Azerbaijan’s favoring of Turkey was made clear in the twin press releases put out by the Azerbaijani defense ministry describing parallel talks at the center’s opening on Jan. 30 with the military leadership of Russia and Turkey. The two releases repeated much of the same language word-for-word, but one praised “the eternity and inviolability of the Azerbaijani-Turkish brotherhood” — a level of effusion entirely missing from the description of Russian-Azerbaijani ties.

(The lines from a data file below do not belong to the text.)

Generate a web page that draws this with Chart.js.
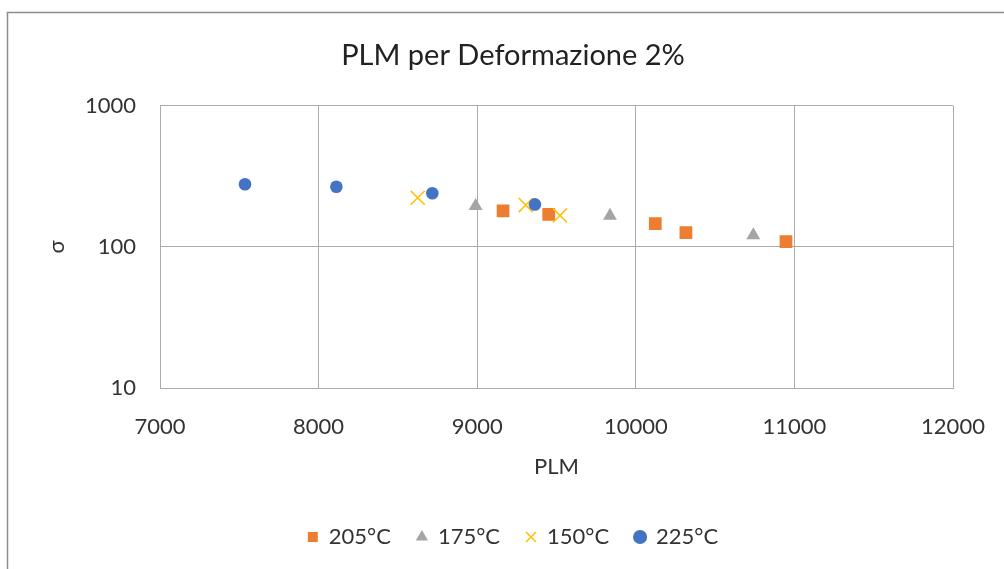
<!DOCTYPE html>
<html>
<head>
<meta charset="utf-8">
<script src="https://cdn.jsdelivr.net/npm/chart.js@4/dist/chart.umd.min.js"></script>
<style>
  html, body { margin: 0; padding: 0; background: #fff; }
  #wrap { width: 1004px; height: 569px; }
</style>
</head>
<body>
<div id="wrap"><canvas id="plm-chart" width="1004" height="569"></canvas></div>
<script>
// data
const seriesNames = ['205°C', '175°C', '150°C', '225°C'];
const plm205 = [9163, 9451, 10123, 10316, 10947];
const sig205 = [180, 170, 146, 126, 109];
const plm175 = [8990, 9837, 10741];
const sig175 = [195, 166, 121];
const plm150 = [8625, 9306, 9522];
const sig150 = [223, 198, 167];
const plm225 = [7536, 8112, 8717, 9364];
const sig225 = [278, 267, 240, 200];
const yTicks = [10, 100, 1000];
const xTicks = [7000, 8000, 9000, 10000, 11000, 12000];

const FONT = 'Lato, "Open Sans", sans-serif';
const gridColor = '#ABABAB';

function pts(xs, ys) {
  return xs.map((x, i) => ({ x: x, y: ys[i] }));
}

// grey frame of the chart box (only top and left are visible)
const framePlugin = {
  id: 'frame',
  beforeDraw(chart) {
    const ctx = chart.ctx;
    ctx.save();
    ctx.strokeStyle = '#8C8C8C';
    ctx.lineWidth = 1.5;
    ctx.beginPath();
    ctx.moveTo(7.5, chart.height);
    ctx.lineTo(7.5, 12.5);
    ctx.lineTo(chart.width, 12.5);
    ctx.stroke();
    ctx.restore();
  }
};

const ctx = document.getElementById('plm-chart').getContext('2d');
new Chart(ctx, {
  type: 'scatter',
  data: {
    datasets: [
      {
        label: seriesNames[0], data: pts(plm205, sig205), order: 4,
        pointStyle: 'rect', pointRadius: 9, backgroundColor: '#ED7D31', borderColor: '#ED7D31', borderWidth: 0
      },
      {
        label: seriesNames[1], data: pts(plm175, sig175), order: 3,
        pointStyle: 'triangle', pointRadius: 8, backgroundColor: '#A5A5A5', borderColor: '#A5A5A5', borderWidth: 0
      },
      {
        label: seriesNames[2], data: pts(plm150, sig150), order: 2,
        pointStyle: 'crossRot', pointRadius: 10, backgroundColor: '#FFC000', borderColor: '#FFC000', borderWidth: 1.5
      },
      {
        label: seriesNames[3], data: pts(plm225, sig225), order: 1,
        pointStyle: 'circle', pointRadius: 6.3, backgroundColor: '#4472C4', borderColor: '#4472C4', borderWidth: 0
      }
    ]
  },
  options: {
    responsive: false,
    animation: false,
    layout: { padding: { left: 22, right: 0, top: 0, bottom: 11 } },
    plugins: {
      tooltip: { enabled: false },
      title: {
        display: true,
        text: 'PLM per Deformazione 2%',
        color: '#222',
        font: { family: FONT, size: 29, weight: 'normal' },
        padding: { top: 38, bottom: 33 }
      },
      legend: {
        position: 'bottom',
        labels: {
          usePointStyle: true,
          boxWidth: 10,
          boxHeight: 10,
          color: '#333',
          padding: 26,
          font: { family: FONT, size: 22 },
          sort: (a, b) => a.datasetIndex - b.datasetIndex
        }
      }
    },
    scales: {
      x: {
        type: 'linear',
        min: 7000,
        max: 12000,
        afterBuildTicks: (s) => { s.ticks = xTicks.map(v => ({ value: v })); },
        afterFit: (s) => { s.height = 112; },
        grid: { color: gridColor, drawTicks: true, tickLength: 7, tickColor: 'rgba(0,0,0,0)' },
        border: { color: gridColor },
        ticks: {
          color: '#333', padding: 19, maxRotation: 0, font: { family: FONT, size: 22 },
          callback: (v) => String(v)
        },
        title: {
          display: true, text: 'PLM', color: '#333',
          font: { family: FONT, size: 22 },
          padding: { top: 0, bottom: 20 }
        }
      },
      y: {
        type: 'logarithmic',
        min: 10,
        max: 1000,
        afterBuildTicks: (s) => { s.ticks = yTicks.map(v => ({ value: v })); },
        afterFit: (s) => { s.width = 138; },
        grid: { color: gridColor, drawTicks: false },
        border: { color: gridColor },
        ticks: {
          color: '#333', padding: 24, font: { family: FONT, size: 22 },
          callback: (v) => String(v)
        },
        title: {
          display: true, text: 'σ', color: '#333',
          font: { family: FONT, size: 22 },
          padding: { top: 22, bottom: 0 }
        }
      },
      yRight: {
        position: 'right',
        display: true,
        afterFit: (s) => { s.width = 51; },
        grid: { display: false },
        border: { display: false },
        ticks: { display: false }
      }
    }
  },
  plugins: [framePlugin]
});
</script>
</body>
</html>
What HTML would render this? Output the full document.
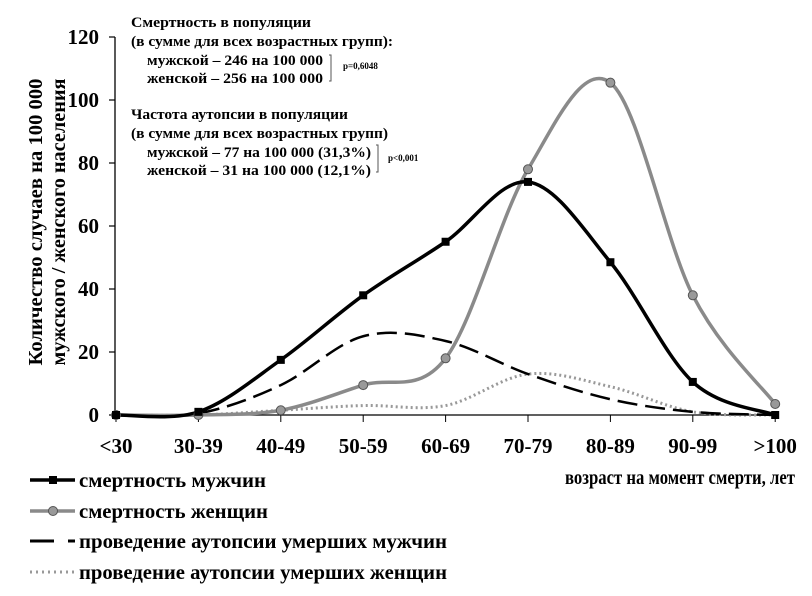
<!DOCTYPE html>
<html><head><meta charset="utf-8">
<style>
body{margin:0;background:#fff;}
svg text{font-family:"Liberation Serif",serif;font-weight:bold;fill:#000;}
</style></head>
<body>
<svg id="chart" width="812" height="591" viewBox="0 0 812 591" xmlns="http://www.w3.org/2000/svg">
<g id="axes"></g>
<g id="series"></g>
<g font-size="20">
<text transform="translate(42,222) rotate(-90)" text-anchor="middle" textLength="287" lengthAdjust="spacingAndGlyphs">Количество случаев на  100 000</text>
<text transform="translate(65,222) rotate(-90)" text-anchor="middle" textLength="287" lengthAdjust="spacingAndGlyphs">мужского / женского  населения</text>
</g>
<text x="565" y="484" font-size="20" textLength="230" lengthAdjust="spacingAndGlyphs">возраст на момент смерти, лет</text>
<g font-size="14.5">
<text x="131" y="27" textLength="180" lengthAdjust="spacingAndGlyphs">Смертность в популяции</text>
<text x="131" y="46" textLength="262" lengthAdjust="spacingAndGlyphs">(в  сумме для всех возрастных групп):</text>
<text x="147" y="65" textLength="176" lengthAdjust="spacingAndGlyphs">мужской – 246 на 100 000</text>
<text x="147" y="83" textLength="176" lengthAdjust="spacingAndGlyphs">женской – 256 на 100 000</text>
<path d="M329,55 L331,55 L331,81 L329,81" fill="none" stroke="#555" stroke-width="1"/>
<text x="343" y="69" font-size="9" font-weight="normal">p=0,6048</text>
<text x="131" y="119" textLength="217" lengthAdjust="spacingAndGlyphs">Частота аутопсии в популяции</text>
<text x="131" y="138" textLength="257" lengthAdjust="spacingAndGlyphs">(в  сумме для всех возрастных групп)</text>
<text x="147" y="157" textLength="224" lengthAdjust="spacingAndGlyphs">мужской – 77 на 100 000 (31,3%)</text>
<text x="147" y="175" textLength="224" lengthAdjust="spacingAndGlyphs">женской – 31 на 100 000 (12,1%)</text>
<path d="M376,145 L378,145 L378,172 L376,172" fill="none" stroke="#555" stroke-width="1"/>
<text x="388" y="161" font-size="9" font-weight="normal">p&lt;0,001</text>
</g>
<g font-size="21">
<g>
<line x1="30" y1="480" x2="75" y2="480" stroke="#000" stroke-width="3.5"/>
<rect x="49" y="476" width="8" height="8" fill="#000"/>
<text x="79" y="487" textLength="187" lengthAdjust="spacingAndGlyphs">смертность мужчин</text></g>
<g>
<line x1="30" y1="511" x2="75" y2="511" stroke="#8a8a8a" stroke-width="3.5"/>
<circle cx="53" cy="511" r="4.5" fill="#999" stroke="#555"/>
<text x="79" y="518" textLength="189" lengthAdjust="spacingAndGlyphs">смертность женщин</text></g>
<g>
<line x1="30" y1="541" x2="75" y2="541" stroke="#000" stroke-width="3" stroke-dasharray="24,14"/>
<text x="79" y="548" textLength="368" lengthAdjust="spacingAndGlyphs">проведение аутопсии умерших мужчин</text></g>
<g>
<line x1="30" y1="572" x2="75" y2="572" stroke="#999" stroke-width="3" stroke-dasharray="2,4"/>
<text x="79" y="579" textLength="368" lengthAdjust="spacingAndGlyphs">проведение аутопсии умерших женщин</text></g>
</g>
</svg>
<script>
const categories=["<30","30-39","40-49","50-59","60-69","70-79","80-89","90-99",">100"];
const menMortality=[0,1,17.5,38,55,74,48.5,10.5,0];
const womenMortality=[0,0,1.5,9.5,18,78,105.5,38,3.5];
const menAutopsy=[0,0.5,9.5,25,23.5,13,5,1,0];
const womenAutopsy=[0,0,1.5,3,3,13,9,1,0];
const yTicks=[0,20,40,60,80,100,120];

const NS="http://www.w3.org/2000/svg";
const x0=116,dx=82.4,yBase=415,yTop=37,yMax=120;
function xs(i){return x0+i*dx;}
function ys(v){return yBase-(v/yMax)*(yBase-yTop);}
function mk(tag,attrs,parent){const e=document.createElementNS(NS,tag);for(const k in attrs)e.setAttribute(k,attrs[k]);parent.appendChild(e);return e;}
const axes=document.getElementById('axes'),series=document.getElementById('series');

let a=mk('line',{x1:115,y1:yTop,x2:115,y2:yBase,stroke:'#000','stroke-width':1.3},axes);


a=mk('line',{x1:115,y1:yBase,x2:xs(8)+2,y2:yBase,stroke:'#000','stroke-width':1.3},axes);


yTicks.forEach(v=>{
  const y=ys(v);
  mk('line',{x1:109,y1:y,x2:115,y2:y,stroke:'#000','stroke-width':1.2},axes);
  const t=mk('text',{x:99,y:y+7,'text-anchor':'end','font-size':21},axes);
  t.textContent=v;
  
  
});
categories.forEach((c,i)=>{
  const x=xs(i);
  mk('line',{x1:x,y1:yBase,x2:x,y2:yBase+7,stroke:'#000','stroke-width':1},axes);
  const t=mk('text',{x:x,y:453,'text-anchor':'middle','font-size':21},axes);
  t.textContent=c;
  
  
});

function smoothPath(vals){
  const p=vals.map((v,i)=>[xs(i),ys(v)]);
  let d='M'+p[0][0]+','+p[0][1];
  for(let i=0;i<p.length-1;i++){
    const p0=p[Math.max(0,i-1)],p1=p[i],p2=p[i+1],p3=p[Math.min(p.length-1,i+2)];
    const k=1/6;
    const c1=[p1[0]+(p2[0]-p0[0])*k,p1[1]+(p2[1]-p0[1])*k];
    const c2=[p2[0]-(p3[0]-p1[0])*k,p2[1]-(p3[1]-p1[1])*k];
    d+=' C'+c1[0]+','+c1[1]+' '+c2[0]+','+c2[1]+' '+p2[0]+','+p2[1];
  }
  return d;
}
function drawLine(vals,name,stroke,w,dash){
  const e=mk('path',{d:smoothPath(vals),fill:'none',stroke:stroke,'stroke-width':w},series);
  if(dash)e.setAttribute('stroke-dasharray',dash);
  
  
}
drawLine(womenAutopsy,'women-autopsy-line','#999',3,'2,3');
drawLine(menAutopsy,'men-autopsy-line','#000',2.5,'20,8');
drawLine(womenMortality,'women-mortality-line','#8a8a8a',3.5,null);
drawLine(menMortality,'men-mortality-line','#000',3.5,null);
womenMortality.forEach((v,i)=>{
  const c=mk('circle',{cx:xs(i),cy:ys(v),r:4.5,fill:'#999',stroke:'#555','stroke-width':1},series);
  
  
});
menMortality.forEach((v,i)=>{
  const r=mk('rect',{x:xs(i)-4,y:ys(v)-4,width:8,height:8,fill:'#000'},series);
  
  
});
</script>
</body></html>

And Turkish Deputy Defense Minister Yunus Emre Karosmanoğlu reportedly “congratulated the Azerbaijani people on the victory in the Patriotic War, wished the mercy of Allah Almighty to the souls of all servicemen and civilians who died as Shehid martyrs and healing to the wounded.” His Russian counterpart, Colonel General Alexander Fomin, did not offer any similar sentiment.
Russian officials, meanwhile, have tended to downplay the significance of the new center. “This is a stabilizing factor but I wouldn’t call it an element of a long-term policy or create any conspiracy theories here,” Dmitriy Medvedev, the deputy chairman of the national security council, told journalists on Feb. 1. “We just need to recognize the reality in our region, that today we need to discuss this issue with our partners in Turkey.”
That new order was also noticed, ruefully, among Armenians. “What does this Russian-Turkish monitoring group mean? One simple thing: Russia is continuing its policy of bypassing the Minsk Group,” said political analyst Stepan Grigoryan, in an interview with Armenian news site 1in.am, referring to the diplomatic body led by Russia, France, and the United States which used to broker negotiations between Armenia and Azerbaijan but which has been sidelined since last year’s war.
Grigoryan was asked why Armenia allowed the creation of the center. “No one asked us,” he said. “It is clear that our opinion was ignored.”